- **WRITTEN REQUEST**:
In the listing below, locate the line with "Give me the matplotlib source for this chart." and the line with "freq_10_6 = np.delete(freq_10, [25, 27])", then output both and everything between them exactly, minus any pictures.
### DATA TO PROCESS ###
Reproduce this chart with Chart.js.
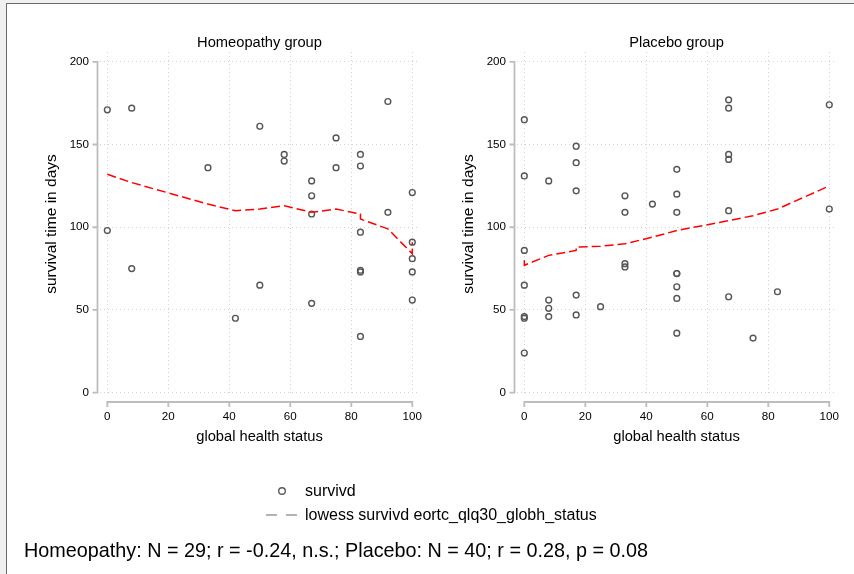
<!DOCTYPE html>
<html><head><meta charset="utf-8">
<script src="https://cdn.jsdelivr.net/npm/chart.js@4.4.0/dist/chart.umd.min.js"></script>
<style>
html,body{margin:0;padding:0;width:854px;height:574px;overflow:hidden;background:#f0f0f0;font-family:"Liberation Sans",Arial,sans-serif;}
#frame{position:absolute;left:6px;top:3px;width:860px;height:600px;background:#fff;border-left:1px solid #6a6a6a;border-top:1px solid #6a6a6a;}
.cv{position:absolute;top:0;width:437px;height:460px;}
#c1{left:0px}
#c2{left:417px}
#legend{position:absolute;left:0;top:0;width:854px;height:574px;pointer-events:none;}
.lt{position:absolute;font-size:16px;line-height:16px;color:#000;white-space:nowrap;}
#note{position:absolute;left:24px;top:539px;font-size:19.8px;line-height:22px;color:#000;white-space:nowrap;}
</style>
</head><body>
<div id="frame"></div>
<canvas id="c1" class="cv" width="437" height="460"></canvas>
<canvas id="c2" class="cv" width="437" height="460"></canvas>
<svg id="legend" width="854" height="574">
  <circle cx="282" cy="491" r="3.3" fill="none" stroke="#5a5a5a" stroke-width="1.4"/>
  <line x1="266" y1="515" x2="297" y2="515" stroke="#9a9a9a" stroke-width="1.5" stroke-dasharray="11,9"/>
</svg>
<div class="lt" style="left:305px;top:483px;">survivd</div>
<div class="lt" style="left:305px;top:507px;">lowess survivd eortc_qlq30_globh_status</div>
<div id="note">Homeopathy: N = 29; r = -0.24, n.s.; Placebo: N = 40; r = 0.28, p = 0.08</div>
<script>
// ---- data ----
const titles = ["Homeopathy group", "Placebo group"];
const xTitle = "global health status";
const yTitle = "survival time in days";
const xTicks = [0, 20, 40, 60, 80, 100];
const yTicks = [0, 50, 100, 150, 200];

const homeoX = [0,0,8,8,33,42,50,50,58,58,67,67,67,67,75,75,83,83,83,83,83,83,92,92,100,100,100,100,100];
const homeoY = [171,98,172,75,136,45,161,65,144,140,128,119,108,54,154,136,144,137,97,74,73,34,176,109,121,91,81,73,56];
const homeoLowessX = [0,8,33,42,50,58,67,75,83,83,92,100,100];
const homeoLowessY = [132,127,114,110,111,113,109,111,108,105,99,84,91];

const placeboX = [0,0,0,0,0,0,0,8,8,8,8,17,17,17,17,17,25,33,33,33,33,42,50,50,50,50,50,50,50,50,67,67,67,67,67,67,75,83,100,100];
const placeboY = [165,131,86,65,46,45,24,128,56,51,46,149,139,122,59,47,52,119,109,78,76,114,135,120,109,72,72,64,57,36,177,172,144,141,110,58,33,61,174,111];
const placeboLowessX = [0,0,8,17,17,25,33,42,50,67,75,83,100];
const placeboLowessY = [80,77,83,86,88,88.5,90,94,98,104,107,111,125];

const FONT = "'Liberation Sans', Arial, sans-serif";

const stataAxes = {
  id: 'stataAxes',
  afterDraw(chart) {
    const {ctx, chartArea, scales} = chart;
    const xs = scales.x, ys = scales.y;
    ctx.save();
    ctx.strokeStyle = '#bdbdbd';
    ctx.lineWidth = 1.8;
    ctx.lineCap = 'butt';
    const ax = chartArea.left - 2.5;
    const ay = chartArea.bottom + 6;
    ctx.beginPath();
    ctx.moveTo(ax, ys.getPixelForValue(yTicks[0]) + 0.9);
    ctx.lineTo(ax, ys.getPixelForValue(yTicks[yTicks.length - 1]) - 0.9);
    yTicks.forEach(v => { const p = ys.getPixelForValue(v); ctx.moveTo(ax - 5, p); ctx.lineTo(ax, p); });
    ctx.moveTo(xs.getPixelForValue(xTicks[0]) - 0.9, ay);
    ctx.lineTo(xs.getPixelForValue(xTicks[xTicks.length - 1]) + 0.9, ay);
    xTicks.forEach(v => { const p = xs.getPixelForValue(v); ctx.moveTo(p, ay); ctx.lineTo(p, ay + 5); });
    ctx.stroke();
    ctx.restore();
  }
};

function makeChart(id, title, px, py, lx, ly) {
  const pts = px.map((x, i) => ({x: x, y: py[i]}));
  const low = lx.map((x, i) => ({x: x, y: ly[i]}));
  return new Chart(document.getElementById(id), {
    type: 'scatter',
    data: {
      datasets: [
        {data: low, showLine: true, borderColor: '#ff0000', borderWidth: 1.5, borderDash: [9, 4],
         pointRadius: 0, fill: false, tension: 0},
        {data: pts, pointStyle: 'circle', pointRadius: 2.9, borderWidth: 1.4,
         borderColor: '#555555', backgroundColor: 'rgba(0,0,0,0)'}
      ]
    },
    options: {
      responsive: false, animation: false, events: [],
      layout: {padding: {top: 0, left: 0, right: 18, bottom: 0}},
      plugins: {
        legend: {display: false}, tooltip: {enabled: false},
        title: {display: true, text: title, fullSize: false, color: '#000',
                font: {family: FONT, size: 14.7, weight: 'normal'}, padding: {top: 33.7, bottom: 0.7}}
      },
      scales: {
        x: {type: 'linear', min: -2.4, max: 102.2,
            afterBuildTicks: s => { s.ticks = xTicks.map(v => ({value: v})); },
            afterFit: s => { s.height = 64; },
            grid: {color: '#d2d2d2', lineWidth: 1, drawTicks: false},
            border: {display: false, dash: [1, 3]},
            ticks: {padding: 14, color: '#000', font: {family: FONT, size: 11.6}, maxRotation: 0},
            title: {display: true, text: xTitle, color: '#000', font: {family: FONT, size: 14.7}, padding: {top: 0, bottom: 14.7}}},
        y: {type: 'linear', min: -2, max: 205.9,
            afterBuildTicks: s => { s.ticks = yTicks.map(v => ({value: v})); },
            afterFit: s => { s.width = 100; },
            grid: {color: '#d2d2d2', lineWidth: 1, drawTicks: false},
            border: {display: false, dash: [1, 3]},
            ticks: {padding: 11, color: '#000', font: {family: FONT, size: 11.6}},
            title: {display: true, text: yTitle, color: '#000', font: {family: FONT, size: 15.5}, padding: {top: 42.2, bottom: 0}}}
      }
    },
    plugins: [stataAxes]
  });
}

makeChart('c1', titles[0], homeoX, homeoY, homeoLowessX, homeoLowessY);
makeChart('c2', titles[1], placeboX, placeboY, placeboLowessX, placeboLowessY);
</script>
</body></html>
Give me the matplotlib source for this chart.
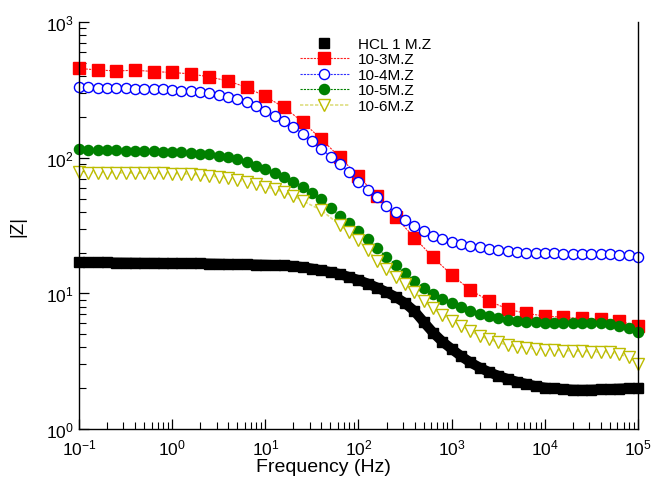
import numpy as np
import matplotlib
matplotlib.use("Agg")
import matplotlib.pyplot as plt

plt.rcParams['font.family'] = ['Liberation Sans', 'DejaVu Sans']
plt.rcParams['mathtext.default'] = 'regular'

# frequency sweeps (log spaced)
freq_10 = np.logspace(-1, 5, 61)   # 10 points per decade
freq_5 = np.logspace(-1, 5, 31)    # 5 points per decade
# 10-6 curve misses two sweep points (10^1.5 and 10^1.7)
freq_10_6 = np.delete(freq_10, [25, 27])

hcl_1m = [16.92, 16.92, 16.89, 16.89, 16.87, 16.84, 16.81, 16.78, 16.78, 16.75, 16.72,
          16.70, 16.67, 16.64, 16.58, 16.53, 16.47, 16.42, 16.36, 16.31, 16.25,
          16.17, 16.06, 15.90, 15.63, 15.23, 14.80, 14.35, 13.88, 13.19, 12.53,
          11.81, 11.03, 10.22, 9.39, 8.48, 7.40, 6.15, 5.14, 4.41, 3.89,
          3.45, 3.10, 2.84, 2.63, 2.47, 2.34, 2.23, 2.15, 2.07, 2.02,
          1.99, 1.97, 1.95, 1.945, 1.95, 1.96, 1.97, 1.985, 1.995, 2.005]

z_1e3 = [455, 444, 436, 442, 432, 425, 415, 394, 368, 330, 283,
         235, 184, 137, 101, 72.8, 52.4, 36.3, 25.8, 18.4, 13.7,
         10.6, 8.8, 7.66, 7.11, 6.81, 6.65, 6.53, 6.47, 6.28, 5.71]

z_1e4 = [330, 335, 327, 326, 326, 324, 322, 322, 320, 319, 316,
         313, 310, 304, 298, 288, 280, 269, 256, 241, 222,
         203, 186, 169, 149, 133, 116, 102, 89.8, 78, 66.4,
         58, 51, 44.2, 39.5, 34.9, 31.5, 28.9, 26.6, 25.1, 24,
         23.1, 22.2, 21.8, 21.4, 20.9, 20.6, 20.3, 20.0, 19.8, 19.8,
         19.7, 19.6, 19.6, 19.5, 19.5, 19.4, 19.4, 19.2, 19.1, 18.6]

z_1e5 = [115.7, 114.8, 114.1, 113.8, 113.2, 112.8, 112.2, 111.8, 111.5, 110.9, 110.3,
         109.6, 108.7, 107.2, 105.9, 103.6, 101.9, 98.1, 93.6, 87.5, 82.4,
         77.7, 72.6, 66.7, 60.7, 55.3, 49.5, 42.9, 37.4, 33.0, 28.9,
         25.1, 21.6, 18.5, 16.3, 14.1, 12.4, 11.0, 9.88, 9.08, 8.44,
         7.89, 7.44, 7.04, 6.84, 6.58, 6.39, 6.28, 6.18, 6.11, 6.09,
         6.07, 6.06, 6.04, 6.04, 6.04, 6.01, 5.94, 5.77, 5.52, 5.16]

z_1e6 = [77.9, 77.7, 77.7, 77.4, 77.4, 77.3, 77.0, 77.0, 76.7, 76.6, 76.4,
         76.2, 75.7, 74.8, 73.6, 72.2, 70.7, 68.7, 66.1, 63.9, 61.0,
         58.7, 55.5, 52.4, 48.1, 41.1, 31.9, 28.3, 24.7,
         20.8, 17.4, 15.1, 13.2, 11.7, 10.2, 8.78, 7.79, 6.92, 6.28,
         5.77, 5.30, 4.87, 4.60, 4.35, 4.16, 4.04, 3.95, 3.89, 3.84,
         3.82, 3.78, 3.76, 3.74, 3.71, 3.69, 3.67, 3.57, 3.38, 3.01]

fig = plt.figure(figsize=(6.53, 4.81), dpi=100)
ax = fig.add_axes([0.121, 0.106, 0.856, 0.846])

# HCL: dense squares form a thick band
ax.plot(freq_10, hcl_1m, '-', lw=7.2, color='black', clip_on=False)
ax.plot(freq_10, hcl_1m, linestyle='none', marker='s', ms=7.3,
        color='black', mec='black', label='HCL 1 M.Z', clip_on=False)
ax.plot(freq_5, z_1e3, linestyle=(0, (2, 1)), lw=0.8, color='#ff2020',
        marker='s', ms=8, mfc='#ff0000', mec='#ff0000',
        label='10-3M.Z', clip_on=False)
ax.plot(freq_10, z_1e4, linestyle=(0, (2, 1)), lw=0.8, color='#3030ff',
        marker='o', ms=7.3, mfc='white', mec='#0000ff', mew=1.0,
        label='10-4M.Z', clip_on=False)
ax.plot(freq_10, z_1e5, linestyle=(0, (2, 1)), lw=0.8, color='#008000',
        marker='o', ms=7.3, mfc='#008000', mec='#008000',
        label='10-5M.Z', clip_on=False)
ax.plot(freq_10_6, z_1e6, linestyle=(0, (2, 1)), lw=1.2, color='#dede80',
        marker='v', ms=8, mfc='white', mec='#bcbc00', mew=1.0,
        label='10-6M.Z', clip_on=False)

ax.set_xscale('log')
ax.set_yscale('log')
ax.set_xlim(1e-1, 1e5)
ax.set_ylim(1, 1e3)

ax.spines['top'].set_visible(False)
for s in ['left', 'bottom', 'right']:
    ax.spines[s].set_linewidth(1.0)
    ax.spines[s].set_color('black')

ax.tick_params(axis='both', which='major', direction='in', length=7.5,
               width=0.9, labelsize=12.5, right=False, top=False)
ax.tick_params(axis='both', which='minor', direction='in', length=5,
               width=0.8, right=False, top=False)
ax.tick_params(axis='x', which='major', pad=6)
ax.tick_params(axis='y', which='major', pad=4)

ax.set_xlabel('Frequency (Hz)', fontsize=14)
ax.xaxis.set_label_coords(0.437, -0.072)
ax.set_ylabel('|Z|', fontsize=13.5, labelpad=14)

ax.legend(loc='upper left', bbox_to_anchor=(0.376, 0.99), frameon=False,
          fontsize=11, handlelength=3.2, labelspacing=0.1,
          handletextpad=0.6, borderpad=0.2)

fig.savefig('out.png', dpi=100)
###
- **RESPONSE TO THE TASK**:
Give me the matplotlib source for this chart.
import numpy as np
import matplotlib
matplotlib.use("Agg")
import matplotlib.pyplot as plt

plt.rcParams['font.family'] = ['Liberation Sans', 'DejaVu Sans']
plt.rcParams['mathtext.default'] = 'regular'

# frequency sweeps (log spaced)
freq_10 = np.logspace(-1, 5, 61)   # 10 points per decade
freq_5 = np.logspace(-1, 5, 31)    # 5 points per decade
# 10-6 curve misses two sweep points (10^1.5 and 10^1.7)
freq_10_6 = np.delete(freq_10, [25, 27])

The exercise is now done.